Former Athens City Schools Administrator Sentenced in North Alabama Virtual Education Scheme
Montgomery, Alabama – Today, former Athens City Schools administrator, William Richard (“Rick”) Carter, Jr., 46, was sentenced to 66 months in prison for his role in a scheme to defraud the Alabama State Department of Education (ALSDE), announced the United States Attorney’s Office for the Middle District of Alabama. Carter was convicted by a jury in March of this year on charges of conspiracy to commit wire fraud, wire fraud, and aggravated identity theft.
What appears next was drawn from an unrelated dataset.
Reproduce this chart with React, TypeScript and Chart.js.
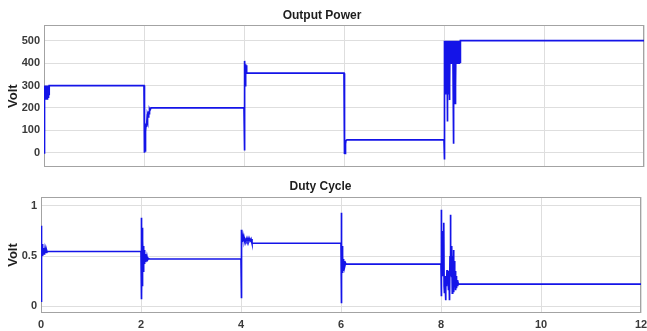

Carter, along with his co-conspirators, William L. (“Trey”) Holladay, III, Gregory (“Greg”) Earl Corkren, David Webb Tutt, and Thomas Michael Sisk, participated in a scheme to fraudulently enroll students in public virtual schools and then falsely report those students to ALSDE. As a result of the scheme, districts received payments from Alabama’s Education Trust Fund as if the students actually attended public schools. The various defendants then received, for their own personal use, portions of the state money. The defendants skimmed the state money through direct cash payments and payments to third-party contractors owned by the various co-conspirators. Carter’s co-conspirators previously pleaded guilty and were sentenced last month.
Following his prison sentence, Carter will be on supervised release for three years. There is no parole in the federal system. The judge also ordered Carter to pay restitution in the amount of $1,303,514.28.
This case was investigated by the FBI and the United States Department of Education’s Office of Inspector General. Assistant United States Attorneys Jonathan S. Ross, Alice S. LaCour, and Brett J. Talley prosecuted the case.